Intentional being
I’ve been drifting along for the last year or so, with not a lot of intention, other than simply getting through the next big thing that lands on my plate! It’s been a case of breaking down the big, overwhelming load into smaller chunks and literally just focussing on that tiny bit before moving onto and worrying about the next thing.
If I’ve thought about everything I need to do or achieve to get my life running smoothly, it has simply been too overwhelming and sends me into a spin. That’s not good and it doesn’t feel fun either.
Staying present
I have to keep reminding myself, over and over, to stay present in the here and now, and not rush off into the future and freak out.
And to be honest, that seems to work quite well. Those wise people that say “focus on the present” are on to something! If I look at where I am right now, in this present moment, everything is fine. I am safe, I am nurtured, I have a roof over my head and food to eat.
It’s not always easy to stay present, but when I do manage to drag myself back to the present I find I feel calmer and more grounded. Everything falls back into proportion as opposed to the hugely out of proportion scary scenario’s my ego pops up with, and my body does a little sigh of relief as tension eases from me.
New moon and new year
So, now that I feel a little more under control, the whole idea of intentions popped up again. Mostly because there was a New Moon and it was the Astrological New Year.
Now, I don’t know a lot about astrology, although I do find it interesting from time to time. However, I did think it was fitting that now I’m feeling a bit more settled, it would be good to set some intentions at this time.
If you are unsure what an Astrological New Year means, basically it’s similar to the calendar year in that the Astrological year starts with Aries and finishes with Pisces, just like the calendar year starts with January and ends with December. Once the year is finished we start again at January, and so with the Astrological New Year, we start again at Aries - and we did that on 20th March.
Setting intentions
New Moons are always good times to set new intentions as they herald new beginnings. Aries is also about new beginnings, identity, self and individuality. So, it seemed fitting as I begin my new solo journey that I set some intentions at this time.
I sat down to write these intentions, thinking I would need some time to really think about things and be clear what my intentions were.
Instead these just flowed out of me within a couple of minutes and then stopped. There was simply nothing more to add.
The result
So, what did I end up with?
Follow my heart
Listen to my body
Trust that all will be well
Allow things to unfold
Believe in myself
You’ll notice there is nothing in there about ‘buy a house’ or ‘grow my business by x%’. The intentions noted above are all much deeper and more meaningful to me. They reflect how I want to be, not what I want to do.
If I can work towards all of the above, then I will experience more happiness and peace. That, in turn, will help me with the ‘doing’ things but I’ll be coming from a better place if I’m at peace.
Keeping these intentions at the forefront of my mind will be important. I need to write them somewhere I can see them to keep them in mind.
I have been known, in the past, to write intentions and then forget all about them. Not this time. I want these to stick and I want to start off my Astrological New Year on the right foot with great intentions.

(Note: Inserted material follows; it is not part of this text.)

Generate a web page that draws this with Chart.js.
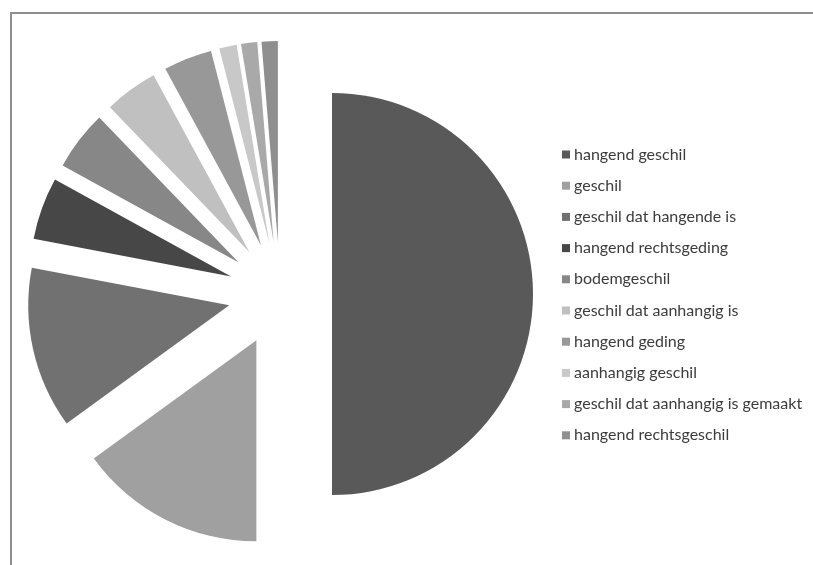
<!DOCTYPE html>
<html>
<head>
<meta charset="utf-8">
<script src="https://cdn.jsdelivr.net/npm/chart.js@4/dist/chart.umd.min.js"></script>
<style>
  html, body { margin: 0; padding: 0; background: #fff; }
  #wrap { position: relative; width: 813px; height: 565px; overflow: hidden; }
  #frame { position: absolute; left: 10px; top: 12px; width: 900px; height: 700px;
           border-left: 2px solid #8f8f8f; border-top: 2px solid #8f8f8f; }
  #chart { position: absolute; left: 0; top: 0; }
</style>
</head>
<body>
<div id="wrap">
  <div id="frame"></div>
  <canvas id="chart" width="813" height="565"></canvas>
</div>
<script>
const labels = [
    'hangend geschil',
    'geschil',
    'geschil dat hangende is',
    'hangend rechtsgeding',
    'bodemgeschil',
    'geschil dat aanhangig is',
    'hangend geding',
    'aanhangig geschil',
    'geschil dat aanhangig is gemaakt',
    'hangend rechtsgeschil'
];
const values = [50, 15, 13, 5, 4.8, 4.3, 3.9, 1.4, 1.3, 1.3];
const colors = ['#595959', '#a0a0a0', '#717171', '#474747', '#878787',
                '#c0c0c0', '#989898', '#c8c8c8', '#a9a9a9', '#8f8f8f'];

const EXPLODE = 52;

// Chart.js offset also shrinks the slice angles, so push each
// wedge out along its middle angle ourselves (Excel style explode)
const explode = {
    id: 'explode',
    beforeDatasetDraw(c, args) {
        const ctx = c.ctx;
        const meta = args.meta;
        meta.data.forEach((el) => {
            const p = el.getProps(['x', 'y', 'startAngle', 'endAngle', 'outerRadius']);
            const mid = (p.startAngle + p.endAngle) / 2;
            const cx = p.x + Math.cos(mid) * EXPLODE;
            const cy = p.y + Math.sin(mid) * EXPLODE;
            ctx.save();
            ctx.beginPath();
            ctx.moveTo(cx, cy);
            ctx.arc(cx, cy, p.outerRadius, p.startAngle, p.endAngle);
            ctx.closePath();
            ctx.fillStyle = el.options.backgroundColor;
            ctx.fill();
            ctx.restore();
        });
        return false;
    }
};

// legend drawn at fixed place on the right, like the original
const sideLegend = {
    id: 'sideLegend',
    afterDraw(c) {
        const ctx = c.ctx;
        const ds = c.data.datasets[0];
        ctx.save();
        ctx.font = '16px Lato, "Open Sans", sans-serif';
        ctx.textBaseline = 'middle';
        c.data.labels.forEach((lab, i) => {
            const y = 154.5 + i * 31.2;
            ctx.fillStyle = ds.backgroundColor[i];
            ctx.fillRect(562, y - 4, 8, 8);
            ctx.fillStyle = '#3c3c3c';
            ctx.fillText(lab, 574, y);
        });
        ctx.restore();
    }
};

const chart = document.getElementById('chart');
new Chart(chart, {
    type: 'pie',
    data: {
        labels: labels,
        datasets: [{
            data: values,
            backgroundColor: colors,
            borderWidth: 0,
        }]
    },
    options: {
        responsive: false,
        animation: false,
        radius: 201,
        layout: {
            padding: { left: 0, right: 253, top: 23, bottom: 0 }
        },
        plugins: {
            legend: { display: false },
            tooltip: { enabled: false },
        },
    },
    plugins: [explode, sideLegend]
});
</script>
</body>
</html>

I’m realising more and more how much intentions affect our experience. It’s like setting ourselves some clear guidelines that we can come back to time and again.
They are the reason we do things.
Intentional pain
A study was conducted by Kurt Gray on how our perception of intentionality impacts our experience in the world. They explored whether our judgment of intentionality impacts how we perceive physical pain (operationalized by electric shocks).
To test this, participants were split into three groups. One group thought they were receiving an electric shock by accident, the second group thought they were receiving it on purpose and for no good reason, and the third group thought they were receiving the electric shock on purpose because they were trying to be helped to win money.
Even though everyone experienced the same level and frequency of electric shots, perception of positive intent significantly decreased physical pain, whereas perception of malice increased pain.
So, intentions do matter.
They keep me in the here and now
For me, these intentions are important because they keep me grounded and present, remind me not to rush, and also remind me to listen to the wisdom of my body’s own inner guidance system.
How about you? Are you aware of what your intentions are or do you just bumble along like I’ve been doing over the last wee while? If so, maybe now is a good time to set your intentions to get the future you desire.